### Exercise aim
All lines in which the word "with" occurs are to be extracted.
* Start Recorded data *
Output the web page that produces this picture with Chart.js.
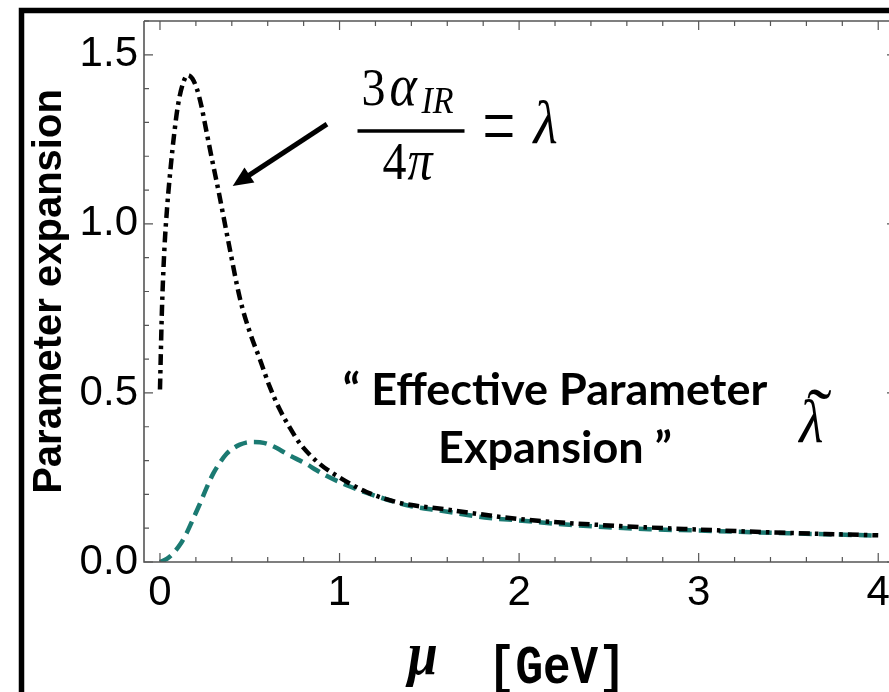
<!DOCTYPE html>
<html>
<head>
<meta charset="utf-8">
<script src="https://cdn.jsdelivr.net/npm/chart.js@4.4.1/dist/chart.umd.min.js"></script>
<style>
  html, body { margin: 0; padding: 0; background: #fff; }
  #wrap { width: 889px; height: 692px; }
</style>
</head>
<body>
<div id="wrap"><canvas id="paramChart" width="889" height="692"></canvas></div>
<script>
// lambda = 3 alpha_IR / (4 pi), black dot-dashed curve
const lambdaMu = [0, 0.004, 0.008, 0.013, 0.025, 0.04, 0.06, 0.08, 0.1, 0.125, 0.155, 0.18, 0.205, 0.23, 0.26, 0.29, 0.325, 0.38, 0.445, 0.5, 0.556, 0.61, 0.668, 0.72, 0.78, 0.89, 1.0, 1.15, 1.335, 1.6, 2.0, 2.5, 3.0, 3.5, 4.0];
const lambdaVals = [0.51, 0.60, 0.69, 0.78, 0.93, 1.05, 1.17, 1.27, 1.35, 1.41, 1.44, 1.43, 1.40, 1.35, 1.27, 1.19, 1.10, 0.95, 0.78, 0.68, 0.60, 0.52, 0.45, 0.40, 0.35, 0.29, 0.25, 0.207, 0.175, 0.155, 0.127, 0.108, 0.096, 0.086, 0.079];

// effective parameter lambda-tilde, teal dashed curve
const tildeMu = [0, 0.04, 0.074, 0.11, 0.148, 0.185, 0.223, 0.26, 0.297, 0.335, 0.371, 0.41, 0.445, 0.48, 0.519, 0.556, 0.594, 0.65, 0.705, 0.76, 0.816, 0.87, 0.927, 1.04, 1.187, 1.39, 1.56, 1.836, 2.0, 2.28, 2.726, 3.0, 3.5, 4.0];
const tildeVals = [0, 0.01, 0.026, 0.05, 0.085, 0.128, 0.173, 0.22, 0.262, 0.295, 0.32, 0.337, 0.347, 0.353, 0.355, 0.354, 0.35, 0.337, 0.32, 0.305, 0.29, 0.272, 0.255, 0.227, 0.198, 0.166, 0.152, 0.13, 0.123, 0.11, 0.097, 0.093, 0.085, 0.078];

const xTicks = [0, 1, 2, 3, 4];
const yTicks = [0, 0.5, 1.0, 1.5];

const toPoints = (xs, ys) => xs.map((v, i) => ({ x: v, y: ys[i] }));

// draws text with optional stretch (the original figure is a bit tall)
function stretchText(ctx, str, x, y, font, sy, align, sx) {
  ctx.save();
  ctx.font = font;
  ctx.textAlign = align || 'left';
  ctx.textBaseline = 'alphabetic';
  ctx.translate(x, y);
  ctx.scale(sx || 1, sy);
  ctx.fillText(str, 0, 0);
  ctx.restore();
}

const framePlugin = {
  id: 'frame',
  beforeDraw(chart) {
    const ctx = chart.ctx;
    ctx.save();
    ctx.fillStyle = '#fff';
    ctx.fillRect(0, 0, chart.width, chart.height);
    // heavy black border round the slide
    ctx.strokeStyle = '#000';
    ctx.lineWidth = 5.5;
    ctx.beginPath();
    ctx.moveTo(21.5, chart.height + 5);
    ctx.lineTo(21.5, 10.5);
    ctx.lineTo(chart.width + 5, 10.5);
    ctx.stroke();
    ctx.restore();
  },
  afterDraw(chart) {
    const { ctx, chartArea: a } = chart;
    const x = chart.scales.x, y = chart.scales.y;
    ctx.save();
    ctx.strokeStyle = '#555';
    ctx.lineWidth = 1.6;
    ctx.beginPath();
    ctx.moveTo(a.left, a.top);
    ctx.lineTo(a.left, a.bottom);
    ctx.lineTo(a.right + 2, a.bottom);
    ctx.moveTo(a.left, a.top);
    ctx.lineTo(a.right + 2, a.top);
    ctx.stroke();

    // inward ticks, Mathematica style; the right frame sits just off the canvas
    const rightEdge = a.right + 7;
    ctx.lineWidth = 1.2;
    ctx.beginPath();
    for (let k = 0; k <= 20; k++) {
      const px = x.getPixelForValue(k * 0.2);
      const len = (k % 5 === 0) ? 9 : 5;
      ctx.moveTo(px, a.bottom);
      ctx.lineTo(px, a.bottom - len);
      ctx.moveTo(px, a.top);
      ctx.lineTo(px, a.top + len);
    }
    for (let k = 0; k <= 16; k++) {
      const py = y.getPixelForValue(k * 0.1);
      const len = (k % 5 === 0) ? 9 : 5;
      ctx.moveTo(a.left, py);
      ctx.lineTo(a.left + len, py);
      ctx.moveTo(rightEdge, py);
      ctx.lineTo(rightEdge - len, py);
    }
    ctx.stroke();

    ctx.fillStyle = '#000';
    // arrow pointing at the lambda curve
    const sx = x.getPixelForValue(0.93), sy = y.getPixelForValue(1.295);
    const tx = x.getPixelForValue(0.405), ty = y.getPixelForValue(1.112);
    const dx = tx - sx, dy = ty - sy, L = Math.hypot(dx, dy);
    const ux = dx / L, uy = dy / L;
    const hl = 20, hw = 9;
    const bx = tx - ux * hl, by = ty - uy * hl;
    ctx.strokeStyle = '#000';
    ctx.lineWidth = 5;
    ctx.beginPath();
    ctx.moveTo(sx, sy);
    ctx.lineTo(bx + ux * 2, by + uy * 2);
    ctx.stroke();
    ctx.beginPath();
    ctx.moveTo(tx, ty);
    ctx.lineTo(bx - uy * hw, by + ux * hw);
    ctx.lineTo(bx + uy * hw, by - ux * hw);
    ctx.closePath();
    ctx.fill();

    // formula 3 alpha_IR / 4 pi = lambda
    const fx = x.getPixelForValue(1.10), fy = y.getPixelForValue(1.274);
    const serif = 'Liberation Serif';
    stretchText(ctx, '3', fx + 4, fy - 26, '48px ' + serif, 1.12);
    stretchText(ctx, 'α', fx + 32, fy - 26, 'italic 52px ' + serif, 1.12);
    stretchText(ctx, 'IR', fx + 64, fy - 18, 'italic 34px ' + serif, 1.12);
    ctx.fillRect(fx, fy - 2, 107, 3.5);
    stretchText(ctx, '4', fx + 25, fy + 48, '48px ' + serif, 1.12);
    stretchText(ctx, 'π', fx + 50, fy + 48, 'italic 50px ' + serif, 1.12);
    stretchText(ctx, '＝', fx + 123, fy + 25, '300 46px "Noto Sans CJK JP"', 1.75, 'left', 0.8);
    stretchText(ctx, 'λ', fx + 176, fy + 12, 'italic 56px ' + serif, 1.08);

    // "Effective Parameter Expansion"
    const cx = x.getPixelForValue(2.2);
    stretchText(ctx, '“ Effective Parameter', cx, y.getPixelForValue(0.463), 'bold 45px Lato', 0.98, 'center');
    stretchText(ctx, 'Expansion ”', cx, y.getPixelForValue(0.292), 'bold 45px Lato', 0.98, 'center');

    // lambda tilde label
    const lx = x.getPixelForValue(3.56), ly = y.getPixelForValue(0.354);
    stretchText(ctx, 'λ', lx, ly, 'italic 56px ' + serif, 1.08);
    stretchText(ctx, '˜', lx + 20, ly - 2, '74px ' + serif, 1.0, 'center');

    // x axis title: mu [GeV]
    const mx = x.getPixelForValue(1.38);
    stretchText(ctx, 'μ', mx, 674, 'bold italic 54px ' + serif, 1.12);
    stretchText(ctx, '[GeV]', mx + 80, 683, 'bold 46px Liberation Mono', 1.15);
    ctx.restore();
  }
};

const ctx = document.getElementById('paramChart').getContext('2d');
new Chart(ctx, {
  type: 'line',
  data: {
    datasets: [{
      label: 'lambda',
      data: toPoints(lambdaMu, lambdaVals),
      borderColor: '#000',
      borderWidth: 4.5,
      borderDash: [11, 5, 3.5, 5],
      pointRadius: 0,
      fill: false,
      cubicInterpolationMode: 'monotone'
    }, {
      label: 'lambda tilde',
      data: toPoints(tildeMu, tildeVals),
      borderColor: '#1b7a72',
      borderWidth: 4.5,
      borderDash: [13, 7],
      pointRadius: 0,
      fill: false,
      cubicInterpolationMode: 'monotone'
    }]
  },
  options: {
    responsive: false,
    animation: false,
    layout: { padding: { left: 0, top: 21, right: 0, bottom: 0 } },
    plugins: { legend: { display: false }, tooltip: { enabled: false } },
    scales: {
      x: {
        type: 'linear',
        min: -0.089,
        max: 4.06,
        afterBuildTicks: (s) => { s.ticks = xTicks.map(v => ({ value: v })); },
        afterFit: (s) => { s.height = 130; s.paddingRight = 0; s.paddingLeft = 0; },
        grid: { display: false, drawTicks: false },
        border: { display: false },
        ticks: {
          color: '#000',
          padding: 6,
          maxRotation: 0,
          font: { family: 'Liberation Sans', size: 42 },
          callback: (v) => String(v)
        }
      },
      y: {
        type: 'linear',
        min: 0,
        max: 1.6,
        afterBuildTicks: (s) => { s.ticks = yTicks.map(v => ({ value: v })); },
        afterFit: (s) => { s.width = 144; s.paddingTop = 0; s.paddingBottom = 0; },
        grid: { display: false, drawTicks: false },
        border: { display: false },
        ticks: {
          color: '#000',
          padding: 6,
          font: { family: 'Liberation Sans', size: 42 },
          callback: (v) => v.toFixed(1)
        },
        title: {
          display: true,
          text: 'Parameter expansion',
          color: '#000',
          padding: { top: 26, bottom: 0 },
          font: { family: 'Liberation Sans', size: 40, weight: 'bold' }
        }
      }
    }
  },
  plugins: [framePlugin]
});
</script>
</body>
</html>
* End Recorded data *
### Finished task
Output the web page that produces this picture with Chart.js.
// draws text with optional stretch (the original figure is a bit tall)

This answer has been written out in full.